After four decades of her, what is there left about her to like?
She is like that old hag Aunt who keeps showing up just about dinner time who all she does is irritate everyone and, my God, that "smile" alone could make one in time hate, but that cackle and complete selfish snippy tone - her hatred of others and her HORRIBLE dead husband - it is enough to make you say "oh God, no, not Aunt Harriet again - I can't - no - I can't - please let me die - here she comes again - no - oh My God! She is now *****ing at the mailman! Please!
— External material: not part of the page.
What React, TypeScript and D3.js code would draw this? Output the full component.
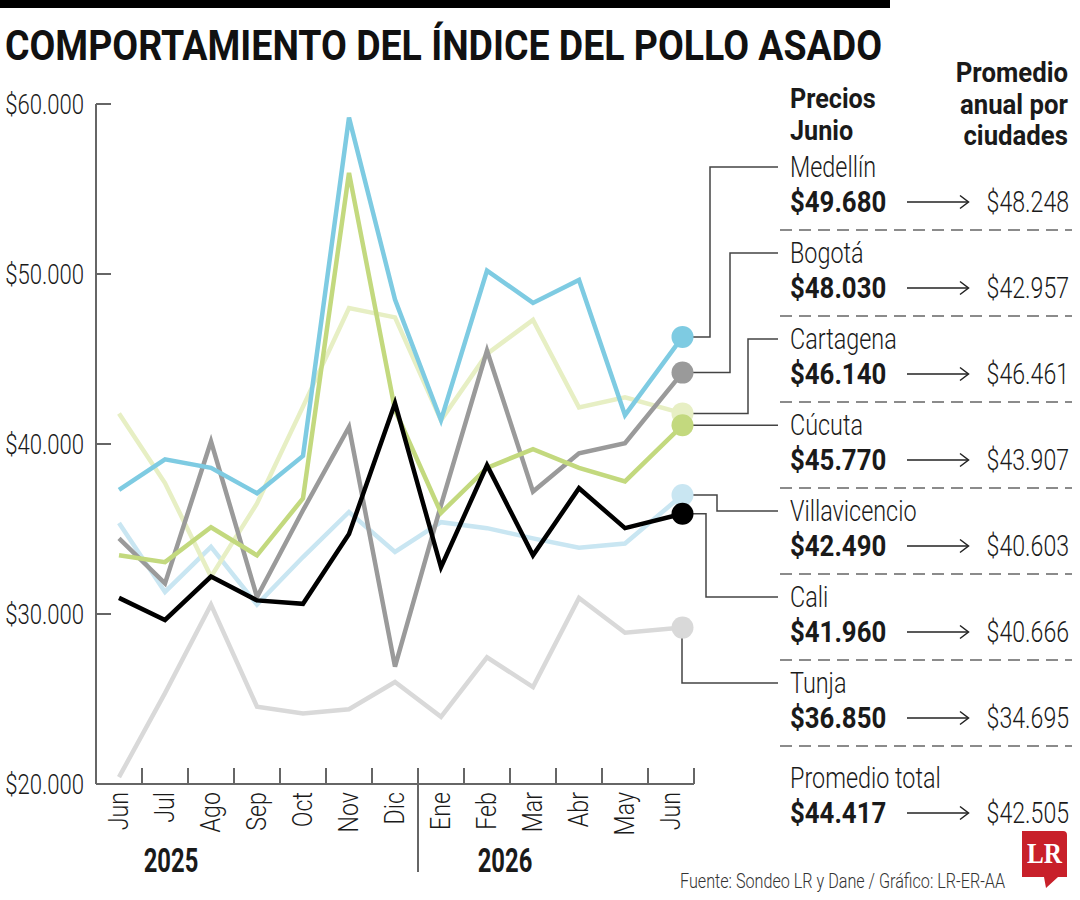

I hate this woman - not Auntie, no. No." - who after decades, you say "I hate her". This is the "special hate". Not like, "I hate the IRS". Or "I hate that mass murderer Bimbo the Brute who ate children". No. It is like, "I hate Miley Cyrus". Or, "Not that song again. Please. I would rather be dead. I hate that song. I hate it! I hate it!".
It is like Aunt Harriet and the DeLorean DMC-12.
Johnny had this DeLorean. That "b" Aunt Harriet, everything out of her mouth half the time was the DeLorean. "That boy shouldn't have his finger on the starter button of that DeLorean! That DeLorean matches my purse! HEEEEE shouldn't be within five feet OF THAT DELOREAN and that starter trigger! In fact, that is so pretty and zooomie, and it is silver and matches my purse - it is not for him. For MEEEEE. HEEEE shouldn't even be firing that engine up!"
Auntie really wants to get her hands on that DeLorean.
So yes. Enough. She doesn't even know there isn't any "nuclear trigger".
But she sure wants to get her finger on it and she is making that very clear. It doesn't work that way, but she sure as hell thinks it does, and she wants it. Bad.
Aunt Harriet got behind that DeLorean after Johnny ended up in jail. In one way, Thank God. Now she is dead. She didn't even get two blocks before she went through the front yard of the neighbor, crashed through the side gate, clipped a big chunk of the guy's house off, spun it in the backyard and killed his chicken, and thank God she died in the wreck.